Reproduce the following material exactly, including every line.

Source material:
§ §

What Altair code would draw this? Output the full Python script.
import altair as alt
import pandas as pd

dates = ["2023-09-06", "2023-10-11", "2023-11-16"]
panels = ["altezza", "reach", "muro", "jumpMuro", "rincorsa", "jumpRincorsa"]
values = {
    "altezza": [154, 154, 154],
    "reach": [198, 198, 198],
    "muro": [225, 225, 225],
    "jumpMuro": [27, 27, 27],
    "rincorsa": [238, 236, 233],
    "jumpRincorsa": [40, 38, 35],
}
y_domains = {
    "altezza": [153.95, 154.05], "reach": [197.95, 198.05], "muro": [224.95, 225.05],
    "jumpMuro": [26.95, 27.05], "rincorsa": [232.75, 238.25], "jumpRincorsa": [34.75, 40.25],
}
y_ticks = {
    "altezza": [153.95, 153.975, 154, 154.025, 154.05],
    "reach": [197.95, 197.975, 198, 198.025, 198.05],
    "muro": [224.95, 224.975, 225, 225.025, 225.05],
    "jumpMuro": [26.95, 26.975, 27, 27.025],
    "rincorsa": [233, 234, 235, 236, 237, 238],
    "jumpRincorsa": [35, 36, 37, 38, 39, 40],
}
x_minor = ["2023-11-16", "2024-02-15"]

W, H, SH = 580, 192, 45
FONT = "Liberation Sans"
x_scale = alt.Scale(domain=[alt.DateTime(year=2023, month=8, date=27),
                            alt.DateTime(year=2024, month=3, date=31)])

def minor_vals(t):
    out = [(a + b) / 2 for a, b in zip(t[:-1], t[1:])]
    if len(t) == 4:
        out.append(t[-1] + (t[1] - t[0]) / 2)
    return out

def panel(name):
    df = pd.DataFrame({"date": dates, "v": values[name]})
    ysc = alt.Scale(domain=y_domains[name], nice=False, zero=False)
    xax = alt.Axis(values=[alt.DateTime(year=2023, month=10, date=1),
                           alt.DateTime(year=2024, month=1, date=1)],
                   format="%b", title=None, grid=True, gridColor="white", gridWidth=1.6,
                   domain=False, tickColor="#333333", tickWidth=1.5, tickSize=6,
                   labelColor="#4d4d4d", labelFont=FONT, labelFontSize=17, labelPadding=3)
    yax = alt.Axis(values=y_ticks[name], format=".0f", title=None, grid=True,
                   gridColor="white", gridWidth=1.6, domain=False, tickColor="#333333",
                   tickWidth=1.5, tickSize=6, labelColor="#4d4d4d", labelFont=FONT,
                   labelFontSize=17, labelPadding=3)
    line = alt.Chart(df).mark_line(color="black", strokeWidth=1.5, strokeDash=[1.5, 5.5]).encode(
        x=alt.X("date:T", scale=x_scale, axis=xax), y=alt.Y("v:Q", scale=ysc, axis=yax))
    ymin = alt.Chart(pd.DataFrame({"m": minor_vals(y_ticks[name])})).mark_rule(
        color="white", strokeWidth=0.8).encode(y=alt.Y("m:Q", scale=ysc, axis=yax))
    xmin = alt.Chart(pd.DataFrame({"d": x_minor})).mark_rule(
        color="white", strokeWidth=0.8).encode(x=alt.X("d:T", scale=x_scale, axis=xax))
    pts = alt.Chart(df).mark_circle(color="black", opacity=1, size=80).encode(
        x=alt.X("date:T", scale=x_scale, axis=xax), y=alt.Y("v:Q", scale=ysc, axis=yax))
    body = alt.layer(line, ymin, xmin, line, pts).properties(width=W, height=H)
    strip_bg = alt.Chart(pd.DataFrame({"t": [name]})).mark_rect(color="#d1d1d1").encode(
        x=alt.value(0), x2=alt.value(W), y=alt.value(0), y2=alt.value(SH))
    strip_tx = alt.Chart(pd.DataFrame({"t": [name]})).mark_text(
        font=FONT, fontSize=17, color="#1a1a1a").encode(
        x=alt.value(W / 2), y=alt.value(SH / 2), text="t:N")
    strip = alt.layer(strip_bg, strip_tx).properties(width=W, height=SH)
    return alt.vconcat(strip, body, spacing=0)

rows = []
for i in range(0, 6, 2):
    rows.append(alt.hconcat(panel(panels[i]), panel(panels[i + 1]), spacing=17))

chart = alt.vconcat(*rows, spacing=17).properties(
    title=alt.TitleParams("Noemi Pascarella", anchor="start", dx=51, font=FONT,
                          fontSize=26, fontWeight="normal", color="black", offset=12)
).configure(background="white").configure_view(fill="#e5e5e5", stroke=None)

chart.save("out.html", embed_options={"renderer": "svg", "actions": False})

§ §

Result of the exercise:
What Altair code would draw this? Output the full Python script.
import altair as alt
import pandas as pd

dates = ["2023-09-06", "2023-10-11", "2023-11-16"]
panels = ["altezza", "reach", "muro", "jumpMuro", "rincorsa", "jumpRincorsa"]
values = {
    "altezza": [154, 154, 154],
    "reach": [198, 198, 198],
    "muro": [225, 225, 225],
    "jumpMuro": [27, 27, 27],
    "rincorsa": [238, 236, 233],
    "jumpRincorsa": [40, 38, 35],
}
y_domains = {
    "altezza": [153.95, 154.05], "reach": [197.95, 198.05], "muro": [224.95, 225.05],
    "jumpMuro": [26.95, 27.05], "rincorsa": [232.75, 238.25], "jumpRincorsa": [34.75, 40.25],
}
y_ticks = {
    "altezza": [153.95, 153.975, 154, 154.025, 154.05],
    "reach": [197.95, 197.975, 198, 198.025, 198.05],
    "muro": [224.95, 224.975, 225, 225.025, 225.05],
    "jumpMuro": [26.95, 26.975, 27, 27.025],
    "rincorsa": [233, 234, 235, 236, 237, 238],
    "jumpRincorsa": [35, 36, 37, 38, 39, 40],
}
x_minor = ["2023-11-16", "2024-02-15"]

W, H, SH = 580, 192, 45
FONT = "Liberation Sans"
x_scale = alt.Scale(domain=[alt.DateTime(year=2023, month=8, date=27),
                            alt.DateTime(year=2024, month=3, date=31)])

def minor_vals(t):
    out = [(a + b) / 2 for a, b in zip(t[:-1], t[1:])]
    if len(t) == 4:
        out.append(t[-1] + (t[1] - t[0]) / 2)
    return out

def panel(name):
    df = pd.DataFrame({"date": dates, "v": values[name]})
    ysc = alt.Scale(domain=y_domains[name], nice=False, zero=False)
    xax = alt.Axis(values=[alt.DateTime(year=2023, month=10, date=1),
                           alt.DateTime(year=2024, month=1, date=1)],
                   format="%b", title=None, grid=True, gridColor="white", gridWidth=1.6,
                   domain=False, tickColor="#333333", tickWidth=1.5, tickSize=6,
                   labelColor="#4d4d4d", labelFont=FONT, labelFontSize=17, labelPadding=3)
    yax = alt.Axis(values=y_ticks[name], format=".0f", title=None, grid=True,
                   gridColor="white", gridWidth=1.6, domain=False, tickColor="#333333",
                   tickWidth=1.5, tickSize=6, labelColor="#4d4d4d", labelFont=FONT,
                   labelFontSize=17, labelPadding=3)
    line = alt.Chart(df).mark_line(color="black", strokeWidth=1.5, strokeDash=[1.5, 5.5]).encode(
        x=alt.X("date:T", scale=x_scale, axis=xax), y=alt.Y("v:Q", scale=ysc, axis=yax))
    ymin = alt.Chart(pd.DataFrame({"m": minor_vals(y_ticks[name])})).mark_rule(
        color="white", strokeWidth=0.8).encode(y=alt.Y("m:Q", scale=ysc, axis=yax))
    xmin = alt.Chart(pd.DataFrame({"d": x_minor})).mark_rule(
        color="white", strokeWidth=0.8).encode(x=alt.X("d:T", scale=x_scale, axis=xax))
    pts = alt.Chart(df).mark_circle(color="black", opacity=1, size=80).encode(
        x=alt.X("date:T", scale=x_scale, axis=xax), y=alt.Y("v:Q", scale=ysc, axis=yax))
    body = alt.layer(line, ymin, xmin, line, pts).properties(width=W, height=H)
    strip_bg = alt.Chart(pd.DataFrame({"t": [name]})).mark_rect(color="#d1d1d1").encode(
        x=alt.value(0), x2=alt.value(W), y=alt.value(0), y2=alt.value(SH))
    strip_tx = alt.Chart(pd.DataFrame({"t": [name]})).mark_text(
        font=FONT, fontSize=17, color="#1a1a1a").encode(
        x=alt.value(W / 2), y=alt.value(SH / 2), text="t:N")
    strip = alt.layer(strip_bg, strip_tx).properties(width=W, height=SH)
    return alt.vconcat(strip, body, spacing=0)

rows = []
for i in range(0, 6, 2):
    rows.append(alt.hconcat(panel(panels[i]), panel(panels[i + 1]), spacing=17))

chart = alt.vconcat(*rows, spacing=17).properties(
    title=alt.TitleParams("Noemi Pascarella", anchor="start", dx=51, font=FONT,
                          fontSize=26, fontWeight="normal", color="black", offset=12)
).configure(background="white").configure_view(fill="#e5e5e5", stroke=None)

chart.save("out.html", embed_options={"renderer": "svg", "actions": False})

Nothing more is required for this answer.